> _WHAT YOU ARE ASKED TO DO_: Restate the data below word for word. Skip any images it contains.

> _STORED DATA_:

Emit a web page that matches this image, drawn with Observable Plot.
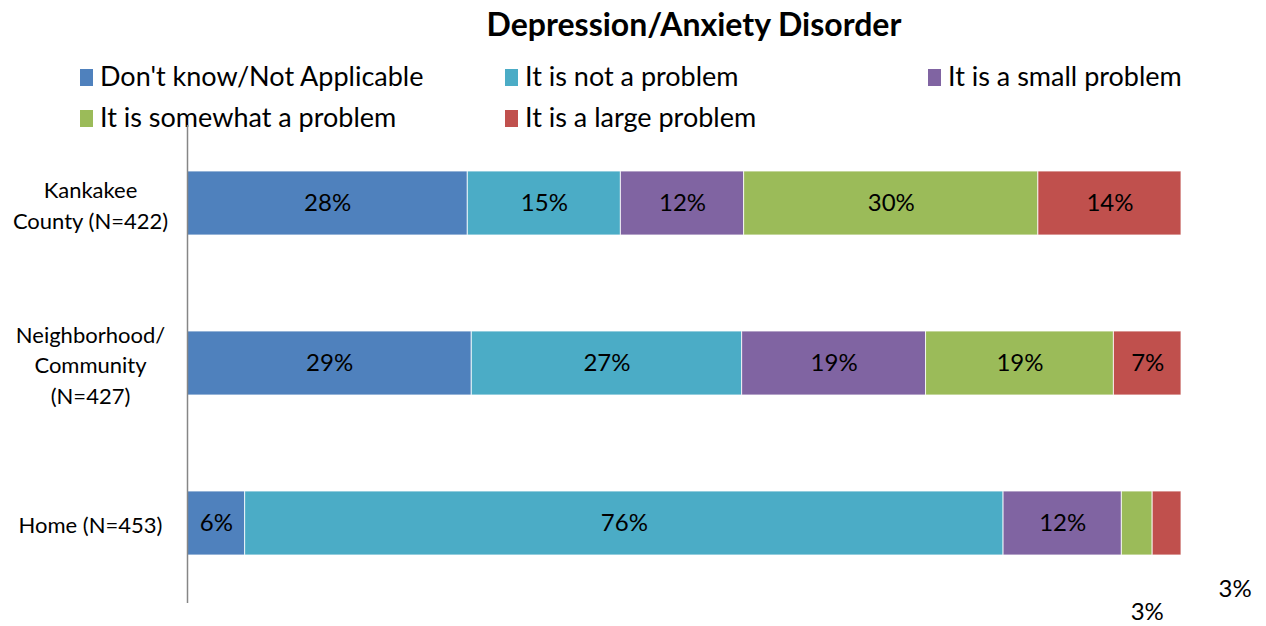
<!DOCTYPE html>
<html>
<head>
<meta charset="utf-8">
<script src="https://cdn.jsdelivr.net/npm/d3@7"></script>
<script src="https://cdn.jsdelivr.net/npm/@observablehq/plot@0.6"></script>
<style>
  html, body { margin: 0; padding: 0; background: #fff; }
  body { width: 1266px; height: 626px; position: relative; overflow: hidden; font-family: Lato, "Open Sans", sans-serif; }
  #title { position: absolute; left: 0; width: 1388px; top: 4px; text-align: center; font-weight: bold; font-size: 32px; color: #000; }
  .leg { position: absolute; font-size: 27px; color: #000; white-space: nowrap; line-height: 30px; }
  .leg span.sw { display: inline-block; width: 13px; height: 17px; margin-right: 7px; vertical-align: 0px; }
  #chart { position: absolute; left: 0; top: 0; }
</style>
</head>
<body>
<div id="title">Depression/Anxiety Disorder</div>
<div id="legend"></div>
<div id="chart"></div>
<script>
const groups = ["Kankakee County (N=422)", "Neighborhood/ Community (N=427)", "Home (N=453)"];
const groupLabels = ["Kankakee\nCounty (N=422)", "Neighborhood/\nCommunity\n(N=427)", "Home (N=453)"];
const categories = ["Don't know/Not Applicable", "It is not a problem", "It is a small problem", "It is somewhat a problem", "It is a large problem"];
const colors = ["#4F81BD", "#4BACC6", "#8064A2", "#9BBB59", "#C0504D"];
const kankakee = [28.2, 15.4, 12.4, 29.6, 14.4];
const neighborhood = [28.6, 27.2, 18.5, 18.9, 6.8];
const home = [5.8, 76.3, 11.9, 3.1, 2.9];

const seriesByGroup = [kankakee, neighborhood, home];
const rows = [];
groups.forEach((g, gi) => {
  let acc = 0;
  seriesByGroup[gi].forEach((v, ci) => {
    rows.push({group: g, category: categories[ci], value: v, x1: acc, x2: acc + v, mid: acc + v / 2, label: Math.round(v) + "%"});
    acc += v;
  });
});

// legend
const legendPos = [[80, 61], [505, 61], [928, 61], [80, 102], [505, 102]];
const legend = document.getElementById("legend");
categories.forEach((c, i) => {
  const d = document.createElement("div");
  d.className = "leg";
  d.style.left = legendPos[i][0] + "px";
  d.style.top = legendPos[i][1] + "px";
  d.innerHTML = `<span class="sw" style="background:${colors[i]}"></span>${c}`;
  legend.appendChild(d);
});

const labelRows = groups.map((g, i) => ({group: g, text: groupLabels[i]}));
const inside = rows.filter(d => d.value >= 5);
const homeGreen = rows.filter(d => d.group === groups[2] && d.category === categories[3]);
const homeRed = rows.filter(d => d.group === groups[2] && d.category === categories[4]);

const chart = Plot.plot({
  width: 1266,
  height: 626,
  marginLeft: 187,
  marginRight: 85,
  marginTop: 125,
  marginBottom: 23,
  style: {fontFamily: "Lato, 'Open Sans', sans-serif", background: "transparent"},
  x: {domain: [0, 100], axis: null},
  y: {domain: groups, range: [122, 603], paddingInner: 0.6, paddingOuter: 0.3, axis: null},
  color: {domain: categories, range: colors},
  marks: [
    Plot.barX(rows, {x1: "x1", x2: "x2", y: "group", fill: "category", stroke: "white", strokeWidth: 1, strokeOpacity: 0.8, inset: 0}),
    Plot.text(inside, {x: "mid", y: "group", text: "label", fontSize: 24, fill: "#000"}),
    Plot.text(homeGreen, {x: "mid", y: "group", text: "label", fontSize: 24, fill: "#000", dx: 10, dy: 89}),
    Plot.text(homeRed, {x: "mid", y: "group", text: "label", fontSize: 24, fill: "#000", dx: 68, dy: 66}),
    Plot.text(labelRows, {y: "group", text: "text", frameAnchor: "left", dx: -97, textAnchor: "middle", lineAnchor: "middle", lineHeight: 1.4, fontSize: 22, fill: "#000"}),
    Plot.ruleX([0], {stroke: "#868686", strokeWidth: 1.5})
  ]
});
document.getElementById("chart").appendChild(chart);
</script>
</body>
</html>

> _OUTPUT BELOW_:
Emit a web page that matches this image, drawn with Observable Plot.
<!DOCTYPE html>
<html>
<head>
<meta charset="utf-8">
<script src="https://cdn.jsdelivr.net/npm/d3@7"></script>
<script src="https://cdn.jsdelivr.net/npm/@observablehq/plot@0.6"></script>
<style>
  html, body { margin: 0; padding: 0; background: #fff; }
  body { width: 1266px; height: 626px; position: relative; overflow: hidden; font-family: Lato, "Open Sans", sans-serif; }
  #title { position: absolute; left: 0; width: 1388px; top: 4px; text-align: center; font-weight: bold; font-size: 32px; color: #000; }
  .leg { position: absolute; font-size: 27px; color: #000; white-space: nowrap; line-height: 30px; }
  .leg span.sw { display: inline-block; width: 13px; height: 17px; margin-right: 7px; vertical-align: 0px; }
  #chart { position: absolute; left: 0; top: 0; }
</style>
</head>
<body>
<div id="title">Depression/Anxiety Disorder</div>
<div id="legend"></div>
<div id="chart"></div>
<script>
const groups = ["Kankakee County (N=422)", "Neighborhood/ Community (N=427)", "Home (N=453)"];
const groupLabels = ["Kankakee\nCounty (N=422)", "Neighborhood/\nCommunity\n(N=427)", "Home (N=453)"];
const categories = ["Don't know/Not Applicable", "It is not a problem", "It is a small problem", "It is somewhat a problem", "It is a large problem"];
const colors = ["#4F81BD", "#4BACC6", "#8064A2", "#9BBB59", "#C0504D"];
const kankakee = [28.2, 15.4, 12.4, 29.6, 14.4];
const neighborhood = [28.6, 27.2, 18.5, 18.9, 6.8];
const home = [5.8, 76.3, 11.9, 3.1, 2.9];

const seriesByGroup = [kankakee, neighborhood, home];
const rows = [];
groups.forEach((g, gi) => {
  let acc = 0;
  seriesByGroup[gi].forEach((v, ci) => {
    rows.push({group: g, category: categories[ci], value: v, x1: acc, x2: acc + v, mid: acc + v / 2, label: Math.round(v) + "%"});
    acc += v;
  });
});

// legend
const legendPos = [[80, 61], [505, 61], [928, 61], [80, 102], [505, 102]];
const legend = document.getElementById("legend");
categories.forEach((c, i) => {
  const d = document.createElement("div");
  d.className = "leg";
  d.style.left = legendPos[i][0] + "px";
  d.style.top = legendPos[i][1] + "px";
  d.innerHTML = `<span class="sw" style="background:${colors[i]}"></span>${c}`;
  legend.appendChild(d);
});

const labelRows = groups.map((g, i) => ({group: g, text: groupLabels[i]}));
const inside = rows.filter(d => d.value >= 5);
const homeGreen = rows.filter(d => d.group === groups[2] && d.category === categories[3]);
const homeRed = rows.filter(d => d.group === groups[2] && d.category === categories[4]);

const chart = Plot.plot({
  width: 1266,
  height: 626,
  marginLeft: 187,
  marginRight: 85,
  marginTop: 125,
  marginBottom: 23,
  style: {fontFamily: "Lato, 'Open Sans', sans-serif", background: "transparent"},
  x: {domain: [0, 100], axis: null},
  y: {domain: groups, range: [122, 603], paddingInner: 0.6, paddingOuter: 0.3, axis: null},
  color: {domain: categories, range: colors},
  marks: [
    Plot.barX(rows, {x1: "x1", x2: "x2", y: "group", fill: "category", stroke: "white", strokeWidth: 1, strokeOpacity: 0.8, inset: 0}),
    Plot.text(inside, {x: "mid", y: "group", text: "label", fontSize: 24, fill: "#000"}),
    Plot.text(homeGreen, {x: "mid", y: "group", text: "label", fontSize: 24, fill: "#000", dx: 10, dy: 89}),
    Plot.text(homeRed, {x: "mid", y: "group", text: "label", fontSize: 24, fill: "#000", dx: 68, dy: 66}),
    Plot.text(labelRows, {y: "group", text: "text", frameAnchor: "left", dx: -97, textAnchor: "middle", lineAnchor: "middle", lineHeight: 1.4, fontSize: 22, fill: "#000"}),
    Plot.ruleX([0], {stroke: "#868686", strokeWidth: 1.5})
  ]
});
document.getElementById("chart").appendChild(chart);
</script>
</body>
</html>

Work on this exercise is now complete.